Kilpatrick told me back then that he had a spiritual breakthrough; that he prayed on his knees every night and that Pastor T.D. Jakes was offering him spiritual guidance.

“I know my reckless behavior disappointed people,” Kilpatrick told me during an hour-long interview. “I know I let people down.  I carried that guilt but at some point, you have to shake it off, you have to forgive yourself and stand up and start walking forward.”

“I don’t think my punishment was just about lying about an affair,” he added.  “I think my punishment was turning my back on God, who sent me to that position as mayor.”

I hope Detroit can heal and move forward now that Kilpatrick’s sensational trial has ended.

“A lot of kids looked up to Kwame Kilpatrick,” Sanford Miles told The Detroit News. “Now a young black kid in the urban communities that knows that one day I could be a mayor or a president now has his hopes diminished because … Kwame is not a good role model any more, and a lot of kids are hurt by this.”

Here are just a few of the many comments posted on Tom Joyner’s Facebook page after the Kilpatrick verdict was announced.

Andee: “How is a corrupt official who was found guilty a sad day for black people? He raped the city coffers to line his pockets, when the city desperately needed that money.”

Sylvia: “That’s just a dog gone shame! He’s got STUPID Written across his face.”

Valeria: “God bless us here in the City of Detroit. Sad Day for our former Mayor. Now we must move on.
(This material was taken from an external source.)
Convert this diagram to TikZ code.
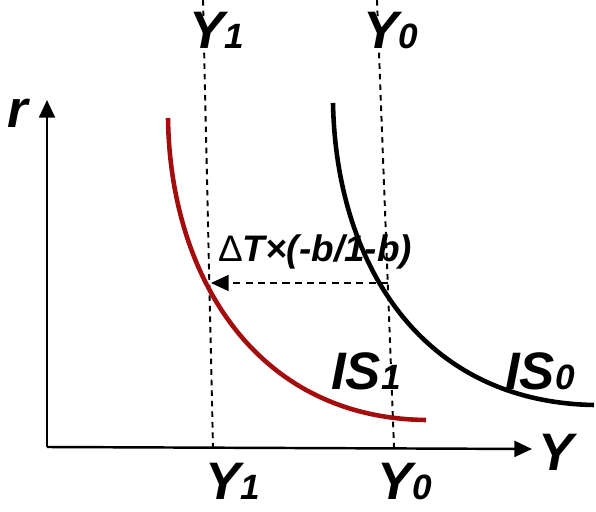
\documentclass[tikz,border=0pt]{standalone}
\usepackage{fontspec}
\setmainfont{Liberation Sans}
\usetikzlibrary{arrows.meta, positioning}
\definecolor{isred}{HTML}{A30D0D}
\tikzset{
	axisline/.style={
			line width=0.7pt,
			-{Triangle[length=5pt, width=4.5pt]}
		},
	guideline/.style={
			line width=0.55pt,
			dash pattern=on 1.6pt off 1.4pt
		},
	shiftarrow/.style={
			line width=0.6pt,
			dash pattern=on 2pt off 1.5pt,
			-{Triangle[length=5pt, width=4.5pt]}
		},
	iscurve/.style={
			line width=1.3pt
		}
}
\tikzset{
	biglabel/.style={font=\fontsize{15}{15}\selectfont\bfseries\itshape, inner sep=0pt, anchor=base},
	shiftlabel/.style={font=\fontsize{10.5}{10.5}\selectfont\bfseries\itshape, inner sep=0pt, anchor=base}
}
\newcommand{\subY}[1]{Y{\fontsize{10}{10}\selectfont #1}}

\begin{document}
\begin{tikzpicture}[x=0.01cm, y=-0.01cm]
			\useasboundingbox (0,0) rectangle (596,512);

			\coordinate (O) at (47,447);
			\coordinate (rtip) at (47,100);
			\coordinate (Ytip) at (532,449);

			\coordinate (y1top) at (203,0);
			\coordinate (y1bot) at (213,447);
			\coordinate (y0top) at (377,0);
			\coordinate (y0bot) at (394,447);

			\coordinate (onis0) at (388,283);
			\coordinate (onis1) at (211,283);

			% axes
			\draw[axisline] (O) -- (rtip);
			\draw[axisline] (O) -- (Ytip);

			% output levels
			\draw[guideline] (y1top) -- (y1bot);
			\draw[guideline] (y0top) -- (y0bot);

			% the two IS curves
			\draw[iscurve, isred] (168,118) .. controls (170,275) and (255,418) .. (426,420);
			\draw[iscurve, black] (333,103) .. controls (336,262) and (420,402) .. (594,405);

			% leftward shift
			\draw[shiftarrow] (onis0) -- (onis1);

			\node[biglabel] (rlab) at (18,128) {r};
			\node[biglabel] (Ylab) at (556,471) {Y};
			\node[biglabel] (y1toplab) at (217,48) {\subY{1}};
			\node[biglabel] (y0toplab) at (391,48) {\subY{0}};
			\node[biglabel] (y1botlab) at (233,500) {\subY{1}};
			\node[biglabel] (y0botlab) at (405,500) {\subY{0}};
			\node[biglabel] (is1lab) at (366,390) {IS{\fontsize{10}{10}\selectfont 1}};
			\node[biglabel] (is0lab) at (540,390) {IS{\fontsize{10}{10}\selectfont 0}};
			\node[shiftlabel] (shiftlab) at (315,262) {{\mdseries\upshape Δ}T×(-b/1-b)};

		\end{tikzpicture}
\end{document}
Will politicians ever learn what’s done in the dark will come to light. Justice has prevailed.”

Carolyn Cheeks Kilpatrick, Kwame’s mother, who served for three decades in the U.S. Congress, only said a few words Monday as she walked into the courthouse.

“I served for 32 years,” she told reporters. “Pray for my family.”

In my interview with Kwame Kilpatrick in 2010, he tried to convince me and the residents of Detroit that he was a changed man; someone who had learned from past mistakes and is now motivated by faith.

“Lord knows I don’t want to go back,”[to jail] Kilpatrick told me. “But I do need to say…that God had me just where He wanted me.”

State prosecutors now have Kilpatrick just where they want him, too: In prison.